### TASK REQUIREMENTS
The data must be written out once more, precisely as given.

****************

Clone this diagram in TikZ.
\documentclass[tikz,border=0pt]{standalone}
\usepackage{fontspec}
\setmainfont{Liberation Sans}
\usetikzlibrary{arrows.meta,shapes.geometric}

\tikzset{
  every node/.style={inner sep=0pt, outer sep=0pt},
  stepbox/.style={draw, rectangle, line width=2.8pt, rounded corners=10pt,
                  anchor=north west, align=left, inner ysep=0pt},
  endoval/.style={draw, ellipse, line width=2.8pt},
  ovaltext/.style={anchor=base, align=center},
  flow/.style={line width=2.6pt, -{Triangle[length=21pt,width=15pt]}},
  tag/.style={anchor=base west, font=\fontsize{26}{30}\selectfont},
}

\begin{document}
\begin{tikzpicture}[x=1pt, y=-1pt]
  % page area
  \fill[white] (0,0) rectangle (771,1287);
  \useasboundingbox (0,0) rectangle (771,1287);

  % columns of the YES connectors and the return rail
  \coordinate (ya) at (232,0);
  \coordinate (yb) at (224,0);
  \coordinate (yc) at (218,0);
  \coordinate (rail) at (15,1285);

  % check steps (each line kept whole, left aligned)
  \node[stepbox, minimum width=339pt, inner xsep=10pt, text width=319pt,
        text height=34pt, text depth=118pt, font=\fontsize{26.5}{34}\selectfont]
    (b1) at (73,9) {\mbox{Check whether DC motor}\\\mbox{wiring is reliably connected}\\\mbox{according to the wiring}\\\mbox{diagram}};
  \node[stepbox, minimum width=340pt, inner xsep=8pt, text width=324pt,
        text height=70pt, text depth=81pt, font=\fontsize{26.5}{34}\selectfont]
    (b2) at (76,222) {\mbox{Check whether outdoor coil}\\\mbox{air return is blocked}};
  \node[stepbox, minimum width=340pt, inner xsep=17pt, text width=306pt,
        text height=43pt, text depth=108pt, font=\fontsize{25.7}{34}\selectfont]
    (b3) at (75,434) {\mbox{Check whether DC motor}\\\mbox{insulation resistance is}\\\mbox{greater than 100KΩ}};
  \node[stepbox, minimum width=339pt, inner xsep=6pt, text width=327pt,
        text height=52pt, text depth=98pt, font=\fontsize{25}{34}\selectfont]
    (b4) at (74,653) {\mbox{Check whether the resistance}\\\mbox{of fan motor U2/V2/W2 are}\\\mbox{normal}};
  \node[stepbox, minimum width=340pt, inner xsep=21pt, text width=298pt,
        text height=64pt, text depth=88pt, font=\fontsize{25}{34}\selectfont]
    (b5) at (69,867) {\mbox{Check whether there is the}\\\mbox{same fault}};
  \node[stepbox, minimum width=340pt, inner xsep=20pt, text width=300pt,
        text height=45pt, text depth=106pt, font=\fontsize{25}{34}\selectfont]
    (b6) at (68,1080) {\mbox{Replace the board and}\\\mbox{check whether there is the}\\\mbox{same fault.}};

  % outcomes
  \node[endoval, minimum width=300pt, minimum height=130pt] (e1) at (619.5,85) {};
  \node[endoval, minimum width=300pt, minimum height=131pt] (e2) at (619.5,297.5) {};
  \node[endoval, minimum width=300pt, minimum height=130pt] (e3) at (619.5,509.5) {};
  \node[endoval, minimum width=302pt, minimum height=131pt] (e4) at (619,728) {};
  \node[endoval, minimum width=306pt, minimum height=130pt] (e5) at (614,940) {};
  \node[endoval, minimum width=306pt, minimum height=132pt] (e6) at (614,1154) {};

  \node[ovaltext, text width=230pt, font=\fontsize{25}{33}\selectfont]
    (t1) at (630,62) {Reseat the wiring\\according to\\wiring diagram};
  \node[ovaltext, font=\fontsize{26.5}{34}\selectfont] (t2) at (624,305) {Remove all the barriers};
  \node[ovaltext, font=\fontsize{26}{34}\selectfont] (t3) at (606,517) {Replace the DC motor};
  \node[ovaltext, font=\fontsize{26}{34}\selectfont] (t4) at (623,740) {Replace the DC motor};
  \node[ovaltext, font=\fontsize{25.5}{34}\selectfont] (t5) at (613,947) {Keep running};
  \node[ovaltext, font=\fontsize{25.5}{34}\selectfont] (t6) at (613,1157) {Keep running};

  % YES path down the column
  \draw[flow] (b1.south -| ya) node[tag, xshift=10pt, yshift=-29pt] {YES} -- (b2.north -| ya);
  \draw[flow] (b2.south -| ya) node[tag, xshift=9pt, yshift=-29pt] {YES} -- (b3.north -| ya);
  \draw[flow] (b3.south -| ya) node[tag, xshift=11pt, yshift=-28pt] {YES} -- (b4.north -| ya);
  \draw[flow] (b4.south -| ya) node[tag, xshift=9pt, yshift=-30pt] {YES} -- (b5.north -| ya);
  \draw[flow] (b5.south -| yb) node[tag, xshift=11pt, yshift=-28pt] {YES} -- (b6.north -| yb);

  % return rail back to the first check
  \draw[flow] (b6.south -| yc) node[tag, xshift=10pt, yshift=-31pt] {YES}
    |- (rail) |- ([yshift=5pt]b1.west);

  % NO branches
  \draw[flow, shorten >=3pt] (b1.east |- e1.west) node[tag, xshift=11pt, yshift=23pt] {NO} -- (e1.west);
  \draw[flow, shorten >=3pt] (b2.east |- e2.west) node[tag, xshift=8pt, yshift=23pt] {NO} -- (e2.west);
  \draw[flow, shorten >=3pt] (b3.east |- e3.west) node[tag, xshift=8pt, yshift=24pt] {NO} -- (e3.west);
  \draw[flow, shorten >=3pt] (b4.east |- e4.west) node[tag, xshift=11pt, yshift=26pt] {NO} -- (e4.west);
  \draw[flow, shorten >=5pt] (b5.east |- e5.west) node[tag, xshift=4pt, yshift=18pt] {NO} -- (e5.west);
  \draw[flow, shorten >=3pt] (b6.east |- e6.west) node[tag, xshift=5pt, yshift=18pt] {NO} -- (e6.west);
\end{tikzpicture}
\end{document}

****************

### TASK RESPONSE
Clone this diagram in TikZ.
\documentclass[tikz,border=0pt]{standalone}
\usepackage{fontspec}
\setmainfont{Liberation Sans}
\usetikzlibrary{arrows.meta,shapes.geometric}

\tikzset{
  every node/.style={inner sep=0pt, outer sep=0pt},
  stepbox/.style={draw, rectangle, line width=2.8pt, rounded corners=10pt,
                  anchor=north west, align=left, inner ysep=0pt},
  endoval/.style={draw, ellipse, line width=2.8pt},
  ovaltext/.style={anchor=base, align=center},
  flow/.style={line width=2.6pt, -{Triangle[length=21pt,width=15pt]}},
  tag/.style={anchor=base west, font=\fontsize{26}{30}\selectfont},
}

\begin{document}
\begin{tikzpicture}[x=1pt, y=-1pt]
  % page area
  \fill[white] (0,0) rectangle (771,1287);
  \useasboundingbox (0,0) rectangle (771,1287);

  % columns of the YES connectors and the return rail
  \coordinate (ya) at (232,0);
  \coordinate (yb) at (224,0);
  \coordinate (yc) at (218,0);
  \coordinate (rail) at (15,1285);

  % check steps (each line kept whole, left aligned)
  \node[stepbox, minimum width=339pt, inner xsep=10pt, text width=319pt,
        text height=34pt, text depth=118pt, font=\fontsize{26.5}{34}\selectfont]
    (b1) at (73,9) {\mbox{Check whether DC motor}\\\mbox{wiring is reliably connected}\\\mbox{according to the wiring}\\\mbox{diagram}};
  \node[stepbox, minimum width=340pt, inner xsep=8pt, text width=324pt,
        text height=70pt, text depth=81pt, font=\fontsize{26.5}{34}\selectfont]
    (b2) at (76,222) {\mbox{Check whether outdoor coil}\\\mbox{air return is blocked}};
  \node[stepbox, minimum width=340pt, inner xsep=17pt, text width=306pt,
        text height=43pt, text depth=108pt, font=\fontsize{25.7}{34}\selectfont]
    (b3) at (75,434) {\mbox{Check whether DC motor}\\\mbox{insulation resistance is}\\\mbox{greater than 100KΩ}};
  \node[stepbox, minimum width=339pt, inner xsep=6pt, text width=327pt,
        text height=52pt, text depth=98pt, font=\fontsize{25}{34}\selectfont]
    (b4) at (74,653) {\mbox{Check whether the resistance}\\\mbox{of fan motor U2/V2/W2 are}\\\mbox{normal}};
  \node[stepbox, minimum width=340pt, inner xsep=21pt, text width=298pt,
        text height=64pt, text depth=88pt, font=\fontsize{25}{34}\selectfont]
    (b5) at (69,867) {\mbox{Check whether there is the}\\\mbox{same fault}};
  \node[stepbox, minimum width=340pt, inner xsep=20pt, text width=300pt,
        text height=45pt, text depth=106pt, font=\fontsize{25}{34}\selectfont]
    (b6) at (68,1080) {\mbox{Replace the board and}\\\mbox{check whether there is the}\\\mbox{same fault.}};

  % outcomes
  \node[endoval, minimum width=300pt, minimum height=130pt] (e1) at (619.5,85) {};
  \node[endoval, minimum width=300pt, minimum height=131pt] (e2) at (619.5,297.5) {};
  \node[endoval, minimum width=300pt, minimum height=130pt] (e3) at (619.5,509.5) {};
  \node[endoval, minimum width=302pt, minimum height=131pt] (e4) at (619,728) {};
  \node[endoval, minimum width=306pt, minimum height=130pt] (e5) at (614,940) {};
  \node[endoval, minimum width=306pt, minimum height=132pt] (e6) at (614,1154) {};

  \node[ovaltext, text width=230pt, font=\fontsize{25}{33}\selectfont]
    (t1) at (630,62) {Reseat the wiring\\according to\\wiring diagram};
  \node[ovaltext, font=\fontsize{26.5}{34}\selectfont] (t2) at (624,305) {Remove all the barriers};
  \node[ovaltext, font=\fontsize{26}{34}\selectfont] (t3) at (606,517) {Replace the DC motor};
  \node[ovaltext, font=\fontsize{26}{34}\selectfont] (t4) at (623,740) {Replace the DC motor};
  \node[ovaltext, font=\fontsize{25.5}{34}\selectfont] (t5) at (613,947) {Keep running};
  \node[ovaltext, font=\fontsize{25.5}{34}\selectfont] (t6) at (613,1157) {Keep running};

  % YES path down the column
  \draw[flow] (b1.south -| ya) node[tag, xshift=10pt, yshift=-29pt] {YES} -- (b2.north -| ya);
  \draw[flow] (b2.south -| ya) node[tag, xshift=9pt, yshift=-29pt] {YES} -- (b3.north -| ya);
  \draw[flow] (b3.south -| ya) node[tag, xshift=11pt, yshift=-28pt] {YES} -- (b4.north -| ya);
  \draw[flow] (b4.south -| ya) node[tag, xshift=9pt, yshift=-30pt] {YES} -- (b5.north -| ya);
  \draw[flow] (b5.south -| yb) node[tag, xshift=11pt, yshift=-28pt] {YES} -- (b6.north -| yb);

  % return rail back to the first check
  \draw[flow] (b6.south -| yc) node[tag, xshift=10pt, yshift=-31pt] {YES}
    |- (rail) |- ([yshift=5pt]b1.west);

  % NO branches
  \draw[flow, shorten >=3pt] (b1.east |- e1.west) node[tag, xshift=11pt, yshift=23pt] {NO} -- (e1.west);
  \draw[flow, shorten >=3pt] (b2.east |- e2.west) node[tag, xshift=8pt, yshift=23pt] {NO} -- (e2.west);
  \draw[flow, shorten >=3pt] (b3.east |- e3.west) node[tag, xshift=8pt, yshift=24pt] {NO} -- (e3.west);
  \draw[flow, shorten >=3pt] (b4.east |- e4.west) node[tag, xshift=11pt, yshift=26pt] {NO} -- (e4.west);
  \draw[flow, shorten >=5pt] (b5.east |- e5.west) node[tag, xshift=4pt, yshift=18pt] {NO} -- (e5.west);
  \draw[flow, shorten >=3pt] (b6.east |- e6.west) node[tag, xshift=5pt, yshift=18pt] {NO} -- (e6.west);
\end{tikzpicture}
\end{document}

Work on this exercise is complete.